⟨

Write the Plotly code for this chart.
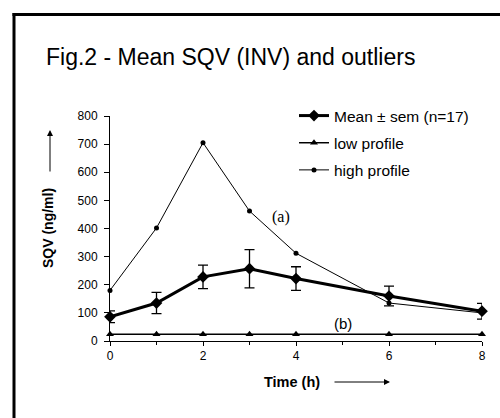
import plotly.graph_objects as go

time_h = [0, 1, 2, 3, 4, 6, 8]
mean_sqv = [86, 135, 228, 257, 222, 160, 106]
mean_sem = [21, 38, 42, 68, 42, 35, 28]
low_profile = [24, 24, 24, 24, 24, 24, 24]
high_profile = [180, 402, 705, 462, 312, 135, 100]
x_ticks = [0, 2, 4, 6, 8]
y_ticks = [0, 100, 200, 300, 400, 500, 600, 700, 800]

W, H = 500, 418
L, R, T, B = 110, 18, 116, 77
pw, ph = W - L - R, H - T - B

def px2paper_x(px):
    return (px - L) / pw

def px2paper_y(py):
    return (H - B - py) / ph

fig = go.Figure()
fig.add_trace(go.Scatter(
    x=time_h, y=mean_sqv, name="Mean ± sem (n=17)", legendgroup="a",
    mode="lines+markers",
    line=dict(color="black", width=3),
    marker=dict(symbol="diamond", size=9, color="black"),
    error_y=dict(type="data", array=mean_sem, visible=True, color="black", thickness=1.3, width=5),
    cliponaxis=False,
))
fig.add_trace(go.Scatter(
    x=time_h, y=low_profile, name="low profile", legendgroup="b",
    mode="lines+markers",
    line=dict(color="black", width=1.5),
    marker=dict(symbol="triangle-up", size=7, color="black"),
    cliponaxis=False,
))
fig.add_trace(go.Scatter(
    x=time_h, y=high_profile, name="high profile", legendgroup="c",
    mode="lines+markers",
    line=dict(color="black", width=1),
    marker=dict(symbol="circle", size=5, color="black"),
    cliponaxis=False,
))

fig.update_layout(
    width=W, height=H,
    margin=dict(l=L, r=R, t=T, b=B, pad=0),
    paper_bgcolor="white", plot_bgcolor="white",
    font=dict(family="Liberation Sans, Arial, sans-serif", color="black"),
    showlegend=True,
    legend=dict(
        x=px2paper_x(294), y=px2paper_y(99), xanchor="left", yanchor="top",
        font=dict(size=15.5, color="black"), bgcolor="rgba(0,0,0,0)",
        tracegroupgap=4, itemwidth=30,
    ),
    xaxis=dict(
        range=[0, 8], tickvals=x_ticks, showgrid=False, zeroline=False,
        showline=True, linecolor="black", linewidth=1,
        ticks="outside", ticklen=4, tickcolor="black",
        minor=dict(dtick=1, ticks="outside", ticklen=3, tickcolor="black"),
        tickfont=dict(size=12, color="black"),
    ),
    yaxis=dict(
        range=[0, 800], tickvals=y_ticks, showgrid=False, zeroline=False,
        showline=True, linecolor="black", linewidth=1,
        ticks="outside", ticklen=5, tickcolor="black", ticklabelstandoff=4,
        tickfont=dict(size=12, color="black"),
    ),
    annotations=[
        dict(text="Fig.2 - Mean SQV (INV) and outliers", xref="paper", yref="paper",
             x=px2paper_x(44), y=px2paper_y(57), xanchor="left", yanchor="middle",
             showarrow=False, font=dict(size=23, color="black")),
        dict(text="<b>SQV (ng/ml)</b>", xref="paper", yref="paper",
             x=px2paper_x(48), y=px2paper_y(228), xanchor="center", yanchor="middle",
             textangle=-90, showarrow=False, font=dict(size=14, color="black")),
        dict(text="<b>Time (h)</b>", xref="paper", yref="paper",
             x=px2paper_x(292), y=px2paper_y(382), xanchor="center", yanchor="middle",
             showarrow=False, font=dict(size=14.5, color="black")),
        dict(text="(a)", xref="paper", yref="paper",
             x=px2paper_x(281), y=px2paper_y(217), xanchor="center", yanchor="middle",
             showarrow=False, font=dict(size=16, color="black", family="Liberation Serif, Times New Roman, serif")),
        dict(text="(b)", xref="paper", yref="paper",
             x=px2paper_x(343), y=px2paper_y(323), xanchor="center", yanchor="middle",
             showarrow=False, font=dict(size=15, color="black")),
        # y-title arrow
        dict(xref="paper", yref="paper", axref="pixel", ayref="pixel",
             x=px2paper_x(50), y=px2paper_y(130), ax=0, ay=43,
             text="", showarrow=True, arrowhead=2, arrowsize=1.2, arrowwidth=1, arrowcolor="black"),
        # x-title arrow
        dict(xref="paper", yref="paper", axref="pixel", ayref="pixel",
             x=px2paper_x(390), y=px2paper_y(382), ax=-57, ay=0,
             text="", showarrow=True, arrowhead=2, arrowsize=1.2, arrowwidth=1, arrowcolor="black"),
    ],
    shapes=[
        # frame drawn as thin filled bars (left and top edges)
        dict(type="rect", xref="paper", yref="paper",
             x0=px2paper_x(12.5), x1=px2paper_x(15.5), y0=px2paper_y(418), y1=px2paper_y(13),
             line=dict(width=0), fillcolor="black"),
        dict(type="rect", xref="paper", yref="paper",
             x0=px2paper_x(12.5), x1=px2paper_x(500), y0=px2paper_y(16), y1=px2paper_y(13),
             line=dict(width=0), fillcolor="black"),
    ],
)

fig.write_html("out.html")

⟩
⟨

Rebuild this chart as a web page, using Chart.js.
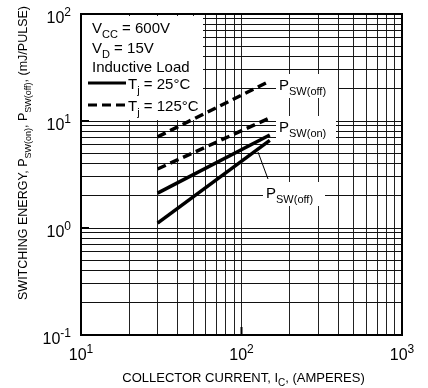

⟩

From the records above, quote word for word only the lines beginning at the line that has "Write the Plotly code for this chart." and stopping after the line that has "y_ticks = [0, 100, 200, 300, 400, 500, 600, 700, 800]". Omit the pictures.

REPLY.
Write the Plotly code for this chart.
import plotly.graph_objects as go

time_h = [0, 1, 2, 3, 4, 6, 8]
mean_sqv = [86, 135, 228, 257, 222, 160, 106]
mean_sem = [21, 38, 42, 68, 42, 35, 28]
low_profile = [24, 24, 24, 24, 24, 24, 24]
high_profile = [180, 402, 705, 462, 312, 135, 100]
x_ticks = [0, 2, 4, 6, 8]
y_ticks = [0, 100, 200, 300, 400, 500, 600, 700, 800]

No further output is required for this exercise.